When D.C. families choose a school that is not their assigned neighborhood campus, they tend to select schools that educate fewer students from low-income families, according to an 86-page study released Thursday from the Office of the D.C. Auditor.
The plight of those schools is also complicated in the middle of the school year when students transfer from other campuses and school systems, arriving after per-pupil funding has been allocated. That causes schools to be even more cash-strapped.
The study — conducted in partnership with the Johns Hopkins School of Education Center for Research and Reform in Education — marks the auditor’s most comprehensive examination of enrollment and transfer patterns among the District’s nearly 100,000 public school students.
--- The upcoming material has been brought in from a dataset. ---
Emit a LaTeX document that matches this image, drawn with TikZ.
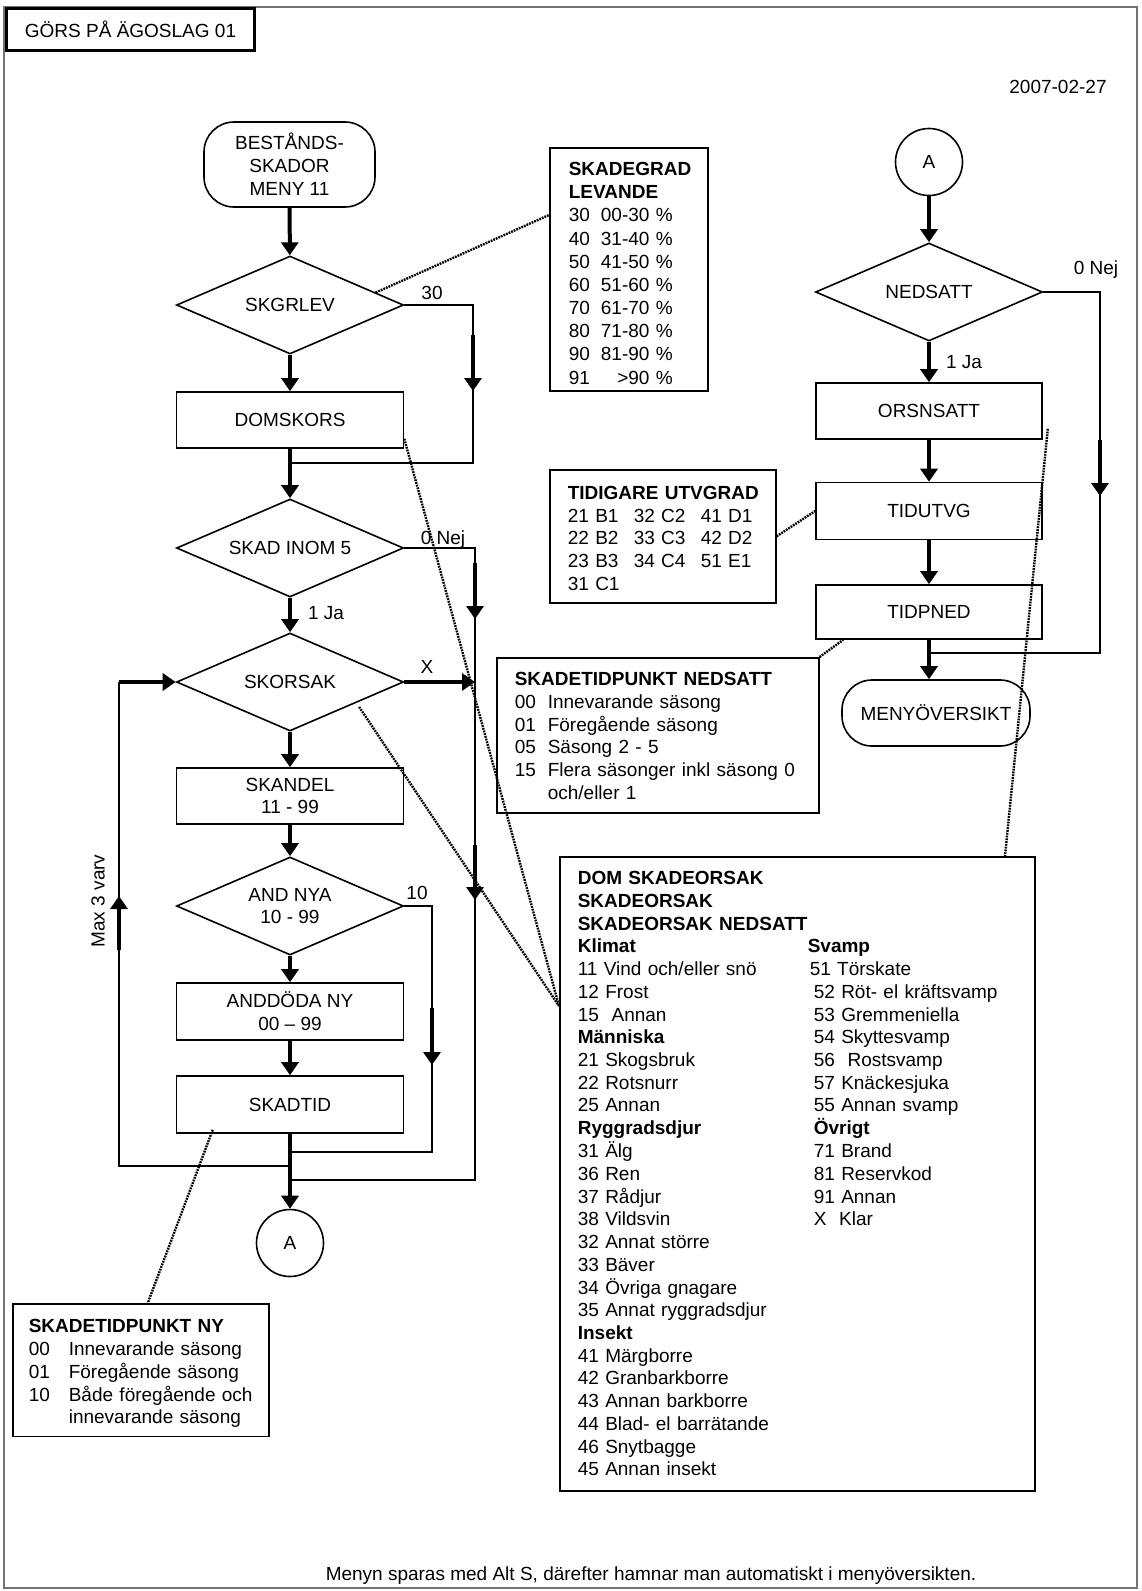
\documentclass[tikz,border=0pt]{standalone}
\usepackage{fontspec}
\setmainfont{Liberation Sans}
\usetikzlibrary{arrows.meta, positioning, calc, shapes.geometric}

\begin{document}
\begin{tikzpicture}[
  x=1pt, y=-1pt,
  font=\fontsize{19}{22.8}\selectfont,
  box/.style={draw, line width=1.6pt, minimum width=227pt, minimum height=56pt,
    inner sep=0pt, align=center},
  dec/.style={draw, diamond, aspect=2.3, line width=1.6pt, minimum width=227pt,
    minimum height=98pt, inner sep=0pt, align=center},
  term/.style={draw, rounded corners=30pt, line width=1.6pt, inner sep=0pt, align=center},
  conn/.style={draw, circle, line width=1.6pt, minimum size=67pt, inner sep=0pt},
  note/.style={draw, line width=1.6pt, anchor=north west, inner xsep=18pt,
    inner ysep=6pt, align=left},
  flow/.style={line width=4pt, -{Triangle[length=13pt,width=17pt]}},
  link/.style={line width=1.5pt},
  dotlink/.style={line width=2.4pt, dash pattern=on 1.8pt off 1pt}
]
  \useasboundingbox (0,0) rectangle (1142,1591);
  \draw[black!55, line width=1.5pt] (4,7) rectangle (1137,1588);

  \node[draw, fill=white, line width=3pt, minimum width=248pt, minimum height=42pt,
    inner sep=0pt] (title) at (130.5,29.5) {GÖRS PÅ ÄGOSLAG 01};
  \node (datum) at (1058,87) {2007-02-27};

  % left column
  \node[term, minimum width=171pt, minimum height=85pt] (bestand) at (289.5,164.5)
    {BESTÅNDS-\\SKADOR\\MENY 11};
  \node[dec] (skgrlev) at (290,305) {SKGRLEV};
  \node[box] (domskors) at (290,420) {DOMSKORS};
  \node[dec] (skadinom) at (290,548) {SKAD INOM 5};
  \node[dec] (skorsak) at (290,682) {SKORSAK};
  \node[box] (skandel) at (290,796) {SKANDEL\\11 - 99};
  \node[dec] (andnya) at (290,906) {AND NYA\\10 - 99};
  \node[box, minimum height=57pt] (anddoda) at (290,1011.5) {ANDDÖDA NY\\00 – 99};
  \node[box, minimum height=57pt] (skadtid) at (290,1104.5) {SKADTID};
  \node[conn] (conA) at (290,1243) {A};

  % right column
  \node[conn] (conB) at (929,162) {A};
  \node[dec] (nedsatt) at (929,292) {NEDSATT};
  \node[box, minimum width=226pt] (orsnsatt) at (929,411) {ORSNSATT};
  \node[box, minimum width=226pt, minimum height=57pt] (tidutvg) at (929,511) {TIDUTVG};
  \node[box, minimum width=226pt, minimum height=54pt] (tidpned) at (929,612) {TIDPNED};
  \node[term, minimum width=188pt, minimum height=66pt] (menyov) at (936,713) {MENYÖVERSIKT};

  % branch corners
  \coordinate (g1) at (473,305);
  \coordinate (g2) at (473,463);
  \coordinate (g3) at (290,463);
  \coordinate (n1) at (475,548);
  \coordinate (n2) at (475,1180);
  \coordinate (n3) at (290,1180);
  \coordinate (x1) at (475,682);
  \coordinate (a1) at (432,906);
  \coordinate (a2) at (432,1152);
  \coordinate (a3) at (290,1152);
  \coordinate (v1) at (290,1166);
  \coordinate (v2) at (119,1166);
  \coordinate (v3) at (119,682);
  \coordinate (r1) at (1100,292);
  \coordinate (r2) at (1100,653);
  \coordinate (r3) at (929,653);

  \draw[link] (skgrlev.east) -- (g1) -- (g2) -- (g3);
  \draw[link] (skadinom.east) -- (n1) -- (n2) -- (n3);
  \draw[link] (andnya.east) -- (a1) -- (a2) -- (a3);
  \draw[link] (v1) -- (v2) -- (v3);
  \draw[link] (nedsatt.east) -- (r1) -- (r2) -- (r3);

  % arrows on the branches
  \coordinate (g4) at (473,335);  \coordinate (g5) at (473,391);
  \coordinate (n4) at (475,563);  \coordinate (n5) at (475,619);
  \coordinate (n6) at (475,845);  \coordinate (n7) at (475,900);
  \coordinate (a4) at (432,1008); \coordinate (a5) at (432,1065);
  \coordinate (v4) at (119,950);  \coordinate (v5) at (119,896);
  \coordinate (r4) at (1100,440); \coordinate (r5) at (1100,496);
  \draw[flow] (g4) -- (g5);
  \draw[flow] (n4) -- (n5);
  \draw[flow] (n6) -- (n7);
  \draw[flow] (a4) -- (a5);
  \draw[flow] (v4) -- (v5);
  \draw[flow] (r4) -- (r5);
  \draw[flow] (v3) -- (skorsak.west);
  \draw[flow] (skorsak.east) -- (x1);

  \draw[flow] (bestand) -- (skgrlev);
  \draw[flow] (skgrlev) -- (domskors);
  \draw[flow] (domskors) -- (skadinom);
  \draw[flow] (skadinom) -- (skorsak);
  \draw[flow] (skorsak) -- (skandel);
  \draw[flow] (skandel) -- (andnya);
  \draw[flow] (andnya) -- (anddoda);
  \draw[flow] (anddoda) -- (skadtid);
  \draw[flow] (skadtid) -- (conA);
  \draw[flow] (conB) -- (nedsatt);
  \draw[flow] (nedsatt) -- (orsnsatt);
  \draw[flow] (orsnsatt) -- (tidutvg);
  \draw[flow] (tidutvg) -- (tidpned);
  \draw[flow] (tidpned.south) -- (tidpned.south |- menyov.north);

  % labels
  \node (l30) at (432,293) {30};
  \node (lnej) at (443,540) {0 Nej};
  \node (lja) at (326,613) {1 Ja};
  \node (lx) at (427,667) {X};
  \node (l10) at (417,893) {10};
  \node (rnej) at (1096,270) {0 Nej};
  \node (rja) at (964,362) {1 Ja};
  \node[rotate=90] (varv) at (98,901) {Max 3 varv};

  % notes
  \node[note, inner xsep=19pt, inner ysep=0pt, text width=120pt] (notegrad) at (549,147) {%
    \renewcommand{\arraystretch}{1.0175}%
    \begin{tabular}{@{}l@{\hspace{11pt}}r@{}}
      \multicolumn{2}{@{}l@{}}{\rule{0pt}{27.6pt}\rlap{\textbf{SKADEGRAD}}}\\
      \multicolumn{2}{@{}l@{}}{\rlap{\textbf{LEVANDE}}}\\
      30 & 00-30 \%\\ 40 & 31-40 \%\\ 50 & 41-50 \%\\ 60 & 51-60 \%\\
      70 & 61-70 \%\\ 80 & 71-80 \%\\ 90 & 81-90 \%\\ 91 & >90 \%
    \end{tabular}};
  \node[note, inner ysep=5.6pt, text width=190pt] (noteutv) at (549,469) {%
    \renewcommand{\arraystretch}{0.998}%
    \begin{tabular}{@{}p{66pt}@{}p{67pt}@{}l@{}}
      \multicolumn{3}{@{}l@{}}{\rule{0pt}{24pt}\textbf{TIDIGARE UTVGRAD}}\\
      21 B1 & 32 C2 & 41 D1\\
      22 B2 & 33 C3 & 42 D2\\
      23 B3 & 34 C4 & 51 E1\\
      31 C1 & &
    \end{tabular}};
  \node[note, inner ysep=6.9pt, text width=286pt] (notened) at (496,657) {%
    \renewcommand{\arraystretch}{0.9956}%
    \begin{tabular}{@{}p{33pt}@{}l@{}}
      \multicolumn{2}{@{}l@{}}{\rule{0pt}{21pt}\textbf{SKADETIDPUNKT NEDSATT}}\\
      00 & Innevarande säsong\\
      01 & Föregående säsong\\
      05 & Säsong 2 - 5\\
      15 & Flera säsonger inkl säsong 0\\
         & och/eller 1
    \end{tabular}};
  \node[note, inner xsep=16pt, inner ysep=5.8pt, text width=224pt] (noteny) at (12,1303) {%
    \renewcommand{\arraystretch}{1.004}%
    \begin{tabular}{@{}p{40pt}@{}l@{}}
      \multicolumn{2}{@{}l@{}}{\rule{0pt}{22.8pt}\textbf{SKADETIDPUNKT NY}}\\
      00 & Innevarande säsong\\
      01 & Föregående säsong\\
      10 & Både föregående och\\
         & innevarande säsong
    \end{tabular}};
  \node[note, inner ysep=8.6pt, text width=439pt] (noteorsak) at (559,856) {%
    \renewcommand{\arraystretch}{0.9965}%
    \begin{tabular}{@{}p{230pt}@{}l@{}}
      \multicolumn{2}{@{}l@{}}{\rule{0pt}{19.3pt}\textbf{DOM SKADEORSAK}}\\
      \multicolumn{2}{@{}l@{}}{\textbf{SKADEORSAK}}\\
      \multicolumn{2}{@{}l@{}}{\textbf{SKADEORSAK NEDSATT}}\\
      \textbf{Klimat} & \textbf{Svamp}\\
      11 Vind och/eller snö & \hspace{2pt}51 Törskate\\
      12 Frost & \hspace{6pt}52 Röt- el kräftsvamp\\
      15\ \ Annan & \hspace{6pt}53 Gremmeniella\\
      \textbf{Människa} & \hspace{6pt}54 Skyttesvamp\\
      21 Skogsbruk & \hspace{6pt}56\ \ Rostsvamp\\
      22 Rotsnurr & \hspace{6pt}57 Knäckesjuka\\
      25 Annan & \hspace{6pt}55 Annan svamp\\
      \textbf{Ryggradsdjur} & \hspace{6pt}\textbf{Övrigt}\\
      31 Älg & \hspace{6pt}71 Brand\\
      36 Ren & \hspace{6pt}81 Reservkod\\
      37 Rådjur & \hspace{6pt}91 Annan\\
      38 Vildsvin & \hspace{6pt}X\ \ Klar\\
      32 Annat större & \\
      33 Bäver & \\
      34 Övriga gnagare & \\
      35 Annat ryggradsdjur & \\
      \textbf{Insekt} & \\
      41 Märgborre & \\
      42 Granbarkborre & \\
      43 Annan barkborre & \\
      44 Blad- el barrätande & \\
      46 Snytbagge & \\
      45 Annan insekt &
    \end{tabular}};

  % dotted links
  \draw[dotlink] ($(skgrlev.north east)!0.5!(skgrlev.east)$) -- ($(notegrad.north west)+(0,68)$);
  \draw[dotlink] ([yshift=10pt]domskors.south east) -- ($(noteorsak.north west)+(0,150)$);
  \draw[dotlink] ([xshift=12pt]skorsak.south east) -- ($(noteorsak.north west)+(0,150)$);
  \draw[dotlink] ([xshift=5pt,yshift=11pt]orsnsatt.south east) -- ($(noteorsak.north west)+(446,0)$);
  \draw[dotlink] (noteutv.east) -- (tidutvg.west);
  \draw[dotlink] (notened.north east) -- ([xshift=28pt]tidpned.south west);
  \draw[dotlink] ([xshift=37pt,yshift=4pt]skadtid.south west) -- ([xshift=7pt]noteny.north);

  \node (footer) at (651,1576)
    {Menyn sparas med Alt S, därefter hamnar man automatiskt i menyöversikten.};
\end{tikzpicture}
\end{document}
Kathy Patterson, the D.C. auditor, said the findings illustrate the unintended consequences of having a city with many school options for families.
Every student has an assigned neighborhood school — but that doesn’t mean children attend that campus. A citywide school lottery placement system aims to make it easier for families to apply to traditional public and charter campuses other than their designated schools.
Four in 10 public school students in the District attend their assigned neighborhood school or a campus — often a charter school — closer than their assigned schools.
About 47 percent of students in the District attend charter schools, which are publicly funded but privately operated.
“One of the big takeaways is that we don’t quite understand all of the effects of the very robust choice environment we have created here,” Patterson said. “And that’s something we absolutely want to know more about.”
The auditor’s office recommended the city examine why families perceive schools with high concentrations of at-risk children as lower-quality campuses.
For example, only 9.8 percent of students who live in the boundaries of Anacostia High — a neighborhood school in Southeast Washington — have elected to attend the school. It has an at-risk population of 81 percent, and 35 percent of students require special education, according to city data.
By comparison, Thurgood Marshall Academy — a charter high school near Anacostia High — has an at-risk population of 54 percent. Twenty percent of its students have special education needs.
“Future research could explore to what extent schools with larger at-risk populations suffer from a lack of investment or are further disadvantaged in D.C.’s current school choice system,” the study says, “and how policy levers could be used to help ensure a high-quality education for all students in the District.”
The bulk of the study explores the effect that these enrollment patterns have on school funding.
Campus budgets are based on enrollment, and the auditor sought to determine whether the city is accurately predicting enrollment for individual schools. Students with special education needs and those considered at-risk — which means they are homeless, in foster care or their families qualify for public assistance — receive extra funding.
These students transfer schools more frequently than students citywide on average each year, according to the study. That can make it trickier to predict which schools they attend each year.
The auditor’s office found that the District is accurate in projecting citywide enrollment, but estimates are less accurate for individual schools. The city may accurately predict that 11 percent of students are learning English as a second language, but they may be off in determining which schools those students will attend.
Estimates for individual campuses are often off by more than 5 percent, the study found.
But Deputy Mayor for Education Paul Kihn said that the city’s enrollment projections are accurate and that the District accounts for midyear transfers with budgets for schools.
He said his office has commissioned a study to determine whether it is allocating funding for at-risk students in an effective way.
“Accurate budgeting also ensures that the city does not have to face a budget shortfall: If the projections are too low, the District must find contingency funds after the budget has already been approved and committed,” Kihn said in a letter responding to the auditor’s study. “We look forward to working with our schools, school communities, and agencies to continue to improve upon our processes and help plan for the future.”
During the school year, traditional campuses receive more transfer students than charters do.
The city conducts an official count of students in October, which determines a school’s funding. Nearly all charter schools experienced a decline in students after the October count, the auditor’s study said. In contrast, most neighborhood schools gained students, and neighborhood schools with the highest percentages of at-risk students gained more.
According to the auditor’s office, 18 percent of students attending campuses in Wards 7 and 8 — the swaths of the city with the highest concentrations of poverty — changed school from one year to the next. That eclipses the citywide average and does not include students who switch schools because they are starting middle or high school.
Patterson and Erin Roth, director of education research at the auditor’s office, said they hope the D.C. Council uses the study to examine whether city policies perpetuate student transfers. They said academic outcomes suffer when students frequently transfer schools.
“All school choice, be it residential or a lottery, privileges those with the most capacity and access,” Roth said. “If the intent is to break down those barriers, then perhaps we need to build in parameters to facilitate this in the lottery.”